Sunday, January 27, 2013

Review "Chilling Tales of Horror" by Pedro Redriguez


Chilling Tales of Horror

 Dark Graphic Short Stories by Pedro Rodriguez
ISBN-13: 978-0-7660-4085-4

Few things go better together than scary stories and graphic novels.  Pedro Rodriguez leads you on a tour of some of the great horror stories that often serve as horror motifs today.  The Hand takes on the revenge of the disembodied hand.  Sir Dominick's Bargain is one of the origins of the deal with the devil motif.   The Vampire by John William Polidori introduces the free wheeling lifestyle of the vampire.  The book also includes short tales from Robert Louis Stevenson, Edgar Alan Poe and others.

The book gives the reader a broad introduction to the field of Gothic horror, a genre to which middle school readers naturally gravitate.  Brief biographies of each author are included, which allows for the reader to further explore the writings of the authors.  

Parents will appreciate that this is graphic horror written in a PG style.  It is a relatively safe read for all students fifth grade and up.  One seldom sees violence or gore, but only the aftermath.  It is creepy, not necessarily creepy.  It is a great use of the graphic novel to introduce a great  literary genre.

Pedro Rodriguez tells the stories with contemporary language and art, yet capturing the period in word and art.  The one critique that I would have of this work concerns the inking and lettering of the book.  

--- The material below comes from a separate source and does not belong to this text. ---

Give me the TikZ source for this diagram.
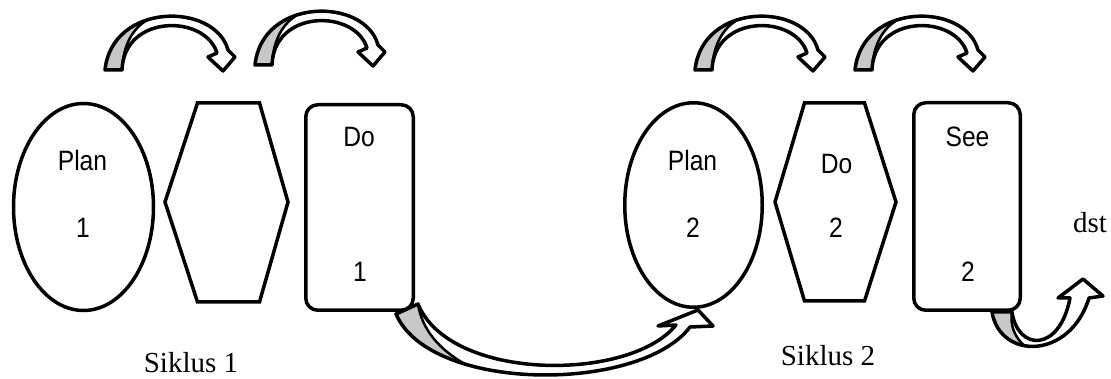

If my memory serves me right, the original graphic novels were created by a blind writer and illustrator who sought to use the combination of words and pictures to tell a tale.  Oddly enough, this book, like many graphic novels are actually made harder to read for the visually impaired and learning disabled, by using all capital letters, using thick blocky fonts and cramming the text into conversation bubbles.

This is not a fault of this work alone, but it is common within the genre.  These things are not only a problem for the visually impaired, but also for those with learning disabilities.  Thus, they do not work as well as one would like for encouraging the reluctant reader.

This critique noted, the book is a must have for public and school libraries.  It is part of a Dark Graphic Novel series that includes a book of stories from Edgar Alan Poe and a graphic novelization of Mary Shelley's Frankenstein.